MATERIAL PROVIDED ▸
______________________________

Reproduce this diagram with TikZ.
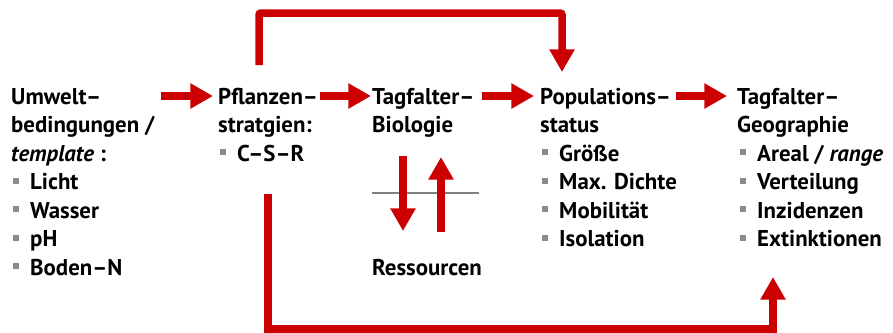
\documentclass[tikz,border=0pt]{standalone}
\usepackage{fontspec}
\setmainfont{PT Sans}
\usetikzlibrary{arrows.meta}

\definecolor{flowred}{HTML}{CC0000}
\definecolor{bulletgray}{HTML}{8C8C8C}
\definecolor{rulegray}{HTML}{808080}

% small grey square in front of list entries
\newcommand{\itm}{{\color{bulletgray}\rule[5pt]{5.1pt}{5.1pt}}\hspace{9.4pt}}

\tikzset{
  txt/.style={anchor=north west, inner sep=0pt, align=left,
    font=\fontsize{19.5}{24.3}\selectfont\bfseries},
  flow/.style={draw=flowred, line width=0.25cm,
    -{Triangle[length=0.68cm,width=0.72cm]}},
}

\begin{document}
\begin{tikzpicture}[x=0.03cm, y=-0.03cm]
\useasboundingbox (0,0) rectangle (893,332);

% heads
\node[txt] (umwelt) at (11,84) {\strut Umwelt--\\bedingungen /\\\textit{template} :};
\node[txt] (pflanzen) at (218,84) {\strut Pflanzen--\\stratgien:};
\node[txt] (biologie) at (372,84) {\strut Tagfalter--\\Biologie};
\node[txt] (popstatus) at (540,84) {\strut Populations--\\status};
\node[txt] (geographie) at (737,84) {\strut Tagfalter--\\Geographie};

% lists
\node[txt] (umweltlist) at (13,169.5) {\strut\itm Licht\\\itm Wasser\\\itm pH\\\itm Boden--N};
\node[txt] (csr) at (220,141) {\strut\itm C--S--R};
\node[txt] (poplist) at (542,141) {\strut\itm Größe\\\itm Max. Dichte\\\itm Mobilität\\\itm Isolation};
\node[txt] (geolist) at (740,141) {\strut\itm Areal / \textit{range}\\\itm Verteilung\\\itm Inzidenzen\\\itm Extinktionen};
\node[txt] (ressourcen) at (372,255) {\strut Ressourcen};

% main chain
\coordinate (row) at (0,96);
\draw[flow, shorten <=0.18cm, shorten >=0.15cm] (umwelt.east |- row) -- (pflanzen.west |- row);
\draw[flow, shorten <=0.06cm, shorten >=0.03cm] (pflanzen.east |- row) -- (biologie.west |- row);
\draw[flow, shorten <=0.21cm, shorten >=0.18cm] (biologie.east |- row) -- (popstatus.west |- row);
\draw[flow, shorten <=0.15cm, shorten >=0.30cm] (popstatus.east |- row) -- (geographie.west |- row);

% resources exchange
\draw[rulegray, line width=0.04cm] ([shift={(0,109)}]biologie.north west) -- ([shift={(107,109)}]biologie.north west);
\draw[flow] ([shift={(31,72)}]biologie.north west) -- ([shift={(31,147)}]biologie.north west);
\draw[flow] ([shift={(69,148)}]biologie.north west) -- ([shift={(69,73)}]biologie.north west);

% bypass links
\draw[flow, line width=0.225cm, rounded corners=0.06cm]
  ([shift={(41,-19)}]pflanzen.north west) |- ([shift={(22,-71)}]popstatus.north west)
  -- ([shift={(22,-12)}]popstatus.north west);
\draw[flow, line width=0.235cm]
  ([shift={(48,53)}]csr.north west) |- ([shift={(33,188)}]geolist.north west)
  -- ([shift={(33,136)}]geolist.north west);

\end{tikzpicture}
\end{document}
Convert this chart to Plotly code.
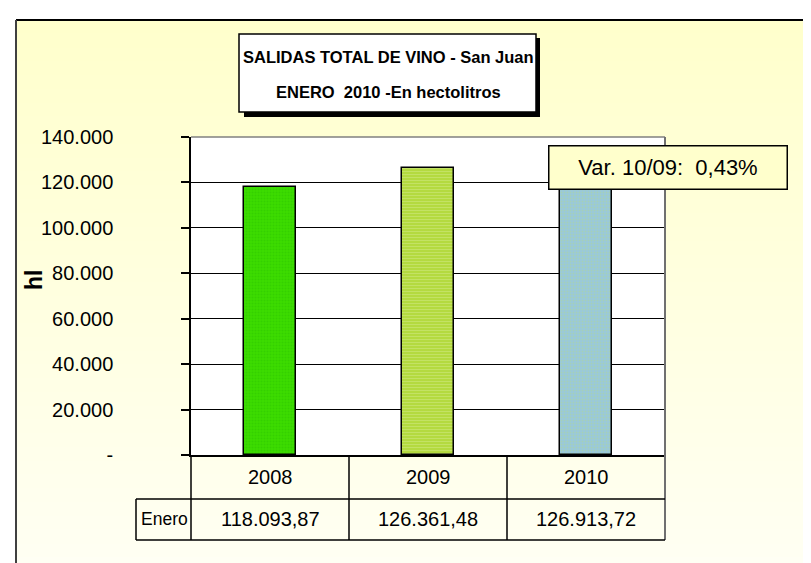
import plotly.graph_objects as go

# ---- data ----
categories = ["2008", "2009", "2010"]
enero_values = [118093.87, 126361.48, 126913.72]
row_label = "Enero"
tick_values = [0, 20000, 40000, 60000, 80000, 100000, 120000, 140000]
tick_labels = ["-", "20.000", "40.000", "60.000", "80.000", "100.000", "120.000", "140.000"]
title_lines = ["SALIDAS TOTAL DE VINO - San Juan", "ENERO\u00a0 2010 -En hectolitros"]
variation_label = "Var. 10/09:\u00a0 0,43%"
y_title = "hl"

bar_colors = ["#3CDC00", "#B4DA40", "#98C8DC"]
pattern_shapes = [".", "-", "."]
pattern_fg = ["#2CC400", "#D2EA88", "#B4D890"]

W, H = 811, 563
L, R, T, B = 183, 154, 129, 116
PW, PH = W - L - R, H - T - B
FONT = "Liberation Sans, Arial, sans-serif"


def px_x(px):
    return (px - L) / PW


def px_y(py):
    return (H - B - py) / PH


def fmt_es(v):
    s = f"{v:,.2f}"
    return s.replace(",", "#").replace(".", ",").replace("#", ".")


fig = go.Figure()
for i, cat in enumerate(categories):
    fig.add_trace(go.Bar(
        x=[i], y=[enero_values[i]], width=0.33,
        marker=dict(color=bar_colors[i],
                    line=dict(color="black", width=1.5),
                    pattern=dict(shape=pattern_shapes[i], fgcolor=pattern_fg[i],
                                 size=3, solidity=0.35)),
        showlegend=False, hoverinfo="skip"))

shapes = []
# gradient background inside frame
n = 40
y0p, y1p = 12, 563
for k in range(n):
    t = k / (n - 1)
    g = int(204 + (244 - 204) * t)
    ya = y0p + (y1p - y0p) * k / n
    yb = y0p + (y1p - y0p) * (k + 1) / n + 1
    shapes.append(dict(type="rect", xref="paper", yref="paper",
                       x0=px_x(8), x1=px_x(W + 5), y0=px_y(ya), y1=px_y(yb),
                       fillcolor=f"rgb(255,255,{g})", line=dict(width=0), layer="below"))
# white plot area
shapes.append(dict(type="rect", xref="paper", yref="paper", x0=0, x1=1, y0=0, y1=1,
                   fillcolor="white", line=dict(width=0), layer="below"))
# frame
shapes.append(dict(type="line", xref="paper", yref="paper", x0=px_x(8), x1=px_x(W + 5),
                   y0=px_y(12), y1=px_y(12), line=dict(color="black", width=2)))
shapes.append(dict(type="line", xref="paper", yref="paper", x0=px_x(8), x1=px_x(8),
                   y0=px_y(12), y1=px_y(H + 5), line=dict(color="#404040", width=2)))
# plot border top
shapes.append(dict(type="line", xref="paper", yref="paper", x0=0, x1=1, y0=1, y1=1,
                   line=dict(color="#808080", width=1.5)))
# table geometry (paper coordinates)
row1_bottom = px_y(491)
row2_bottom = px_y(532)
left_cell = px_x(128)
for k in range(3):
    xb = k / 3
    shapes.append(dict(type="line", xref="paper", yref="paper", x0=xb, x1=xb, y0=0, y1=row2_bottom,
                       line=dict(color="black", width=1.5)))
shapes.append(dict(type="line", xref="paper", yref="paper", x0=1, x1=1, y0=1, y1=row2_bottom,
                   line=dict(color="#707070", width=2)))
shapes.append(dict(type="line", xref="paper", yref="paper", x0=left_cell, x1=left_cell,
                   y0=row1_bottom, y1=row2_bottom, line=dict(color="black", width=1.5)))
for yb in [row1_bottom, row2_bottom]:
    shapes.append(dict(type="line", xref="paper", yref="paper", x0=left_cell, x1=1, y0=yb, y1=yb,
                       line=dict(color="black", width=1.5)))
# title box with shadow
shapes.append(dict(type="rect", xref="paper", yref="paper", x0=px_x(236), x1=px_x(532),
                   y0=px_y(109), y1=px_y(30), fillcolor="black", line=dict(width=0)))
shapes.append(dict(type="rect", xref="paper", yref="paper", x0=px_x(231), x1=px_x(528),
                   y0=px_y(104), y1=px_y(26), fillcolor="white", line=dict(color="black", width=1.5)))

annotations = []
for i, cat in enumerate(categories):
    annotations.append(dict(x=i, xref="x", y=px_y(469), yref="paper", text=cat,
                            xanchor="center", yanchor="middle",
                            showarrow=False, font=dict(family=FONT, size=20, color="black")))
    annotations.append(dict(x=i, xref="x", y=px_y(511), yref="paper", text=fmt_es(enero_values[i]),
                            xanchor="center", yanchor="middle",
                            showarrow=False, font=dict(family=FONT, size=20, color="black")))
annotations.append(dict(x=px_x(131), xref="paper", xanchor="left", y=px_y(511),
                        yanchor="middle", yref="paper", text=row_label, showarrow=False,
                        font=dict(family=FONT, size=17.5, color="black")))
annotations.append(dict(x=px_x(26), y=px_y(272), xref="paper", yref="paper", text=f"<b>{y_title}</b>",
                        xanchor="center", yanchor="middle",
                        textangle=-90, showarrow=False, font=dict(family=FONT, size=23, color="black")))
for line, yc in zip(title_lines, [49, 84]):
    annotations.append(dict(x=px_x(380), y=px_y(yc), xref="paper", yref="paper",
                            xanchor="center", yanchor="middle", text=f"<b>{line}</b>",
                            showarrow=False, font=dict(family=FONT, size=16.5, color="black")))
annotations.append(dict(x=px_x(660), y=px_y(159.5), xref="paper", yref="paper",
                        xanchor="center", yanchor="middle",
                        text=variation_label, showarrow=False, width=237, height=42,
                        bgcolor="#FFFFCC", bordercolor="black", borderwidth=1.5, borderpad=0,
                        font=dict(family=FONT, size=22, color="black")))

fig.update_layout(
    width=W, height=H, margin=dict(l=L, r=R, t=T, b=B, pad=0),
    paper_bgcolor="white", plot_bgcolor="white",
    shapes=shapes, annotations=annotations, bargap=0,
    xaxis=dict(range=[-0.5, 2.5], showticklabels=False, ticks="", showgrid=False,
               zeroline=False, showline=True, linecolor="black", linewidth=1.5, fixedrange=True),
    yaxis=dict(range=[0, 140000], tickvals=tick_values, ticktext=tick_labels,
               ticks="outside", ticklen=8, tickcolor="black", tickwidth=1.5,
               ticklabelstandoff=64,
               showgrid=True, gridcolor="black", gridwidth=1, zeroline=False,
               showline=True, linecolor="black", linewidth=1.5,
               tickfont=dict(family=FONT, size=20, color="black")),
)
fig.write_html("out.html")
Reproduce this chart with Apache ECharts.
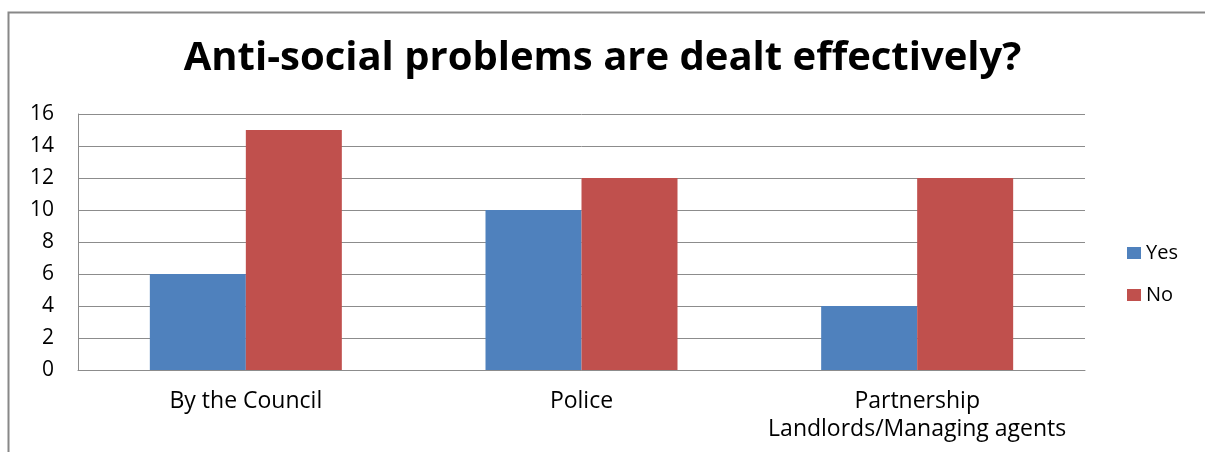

______________________________

REQUIREMENT ▸ Above are the records; repeat their lines from the first through the line containing "(ressourcen) at (372,255)", and leave out each picture.

SOLUTION FOR THIS EXERCISE ▸
Reproduce this diagram with TikZ.
\documentclass[tikz,border=0pt]{standalone}
\usepackage{fontspec}
\setmainfont{PT Sans}
\usetikzlibrary{arrows.meta}

\definecolor{flowred}{HTML}{CC0000}
\definecolor{bulletgray}{HTML}{8C8C8C}
\definecolor{rulegray}{HTML}{808080}

% small grey square in front of list entries
\newcommand{\itm}{{\color{bulletgray}\rule[5pt]{5.1pt}{5.1pt}}\hspace{9.4pt}}

\tikzset{
  txt/.style={anchor=north west, inner sep=0pt, align=left,
    font=\fontsize{19.5}{24.3}\selectfont\bfseries},
  flow/.style={draw=flowred, line width=0.25cm,
    -{Triangle[length=0.68cm,width=0.72cm]}},
}

\begin{document}
\begin{tikzpicture}[x=0.03cm, y=-0.03cm]
\useasboundingbox (0,0) rectangle (893,332);

% heads
\node[txt] (umwelt) at (11,84) {\strut Umwelt--\\bedingungen /\\\textit{template} :};
\node[txt] (pflanzen) at (218,84) {\strut Pflanzen--\\stratgien:};
\node[txt] (biologie) at (372,84) {\strut Tagfalter--\\Biologie};
\node[txt] (popstatus) at (540,84) {\strut Populations--\\status};
\node[txt] (geographie) at (737,84) {\strut Tagfalter--\\Geographie};

% lists
\node[txt] (umweltlist) at (13,169.5) {\strut\itm Licht\\\itm Wasser\\\itm pH\\\itm Boden--N};
\node[txt] (csr) at (220,141) {\strut\itm C--S--R};
\node[txt] (poplist) at (542,141) {\strut\itm Größe\\\itm Max. Dichte\\\itm Mobilität\\\itm Isolation};
\node[txt] (geolist) at (740,141) {\strut\itm Areal / \textit{range}\\\itm Verteilung\\\itm Inzidenzen\\\itm Extinktionen};
\node[txt] (ressourcen) at (372,255) {\strut Ressourcen};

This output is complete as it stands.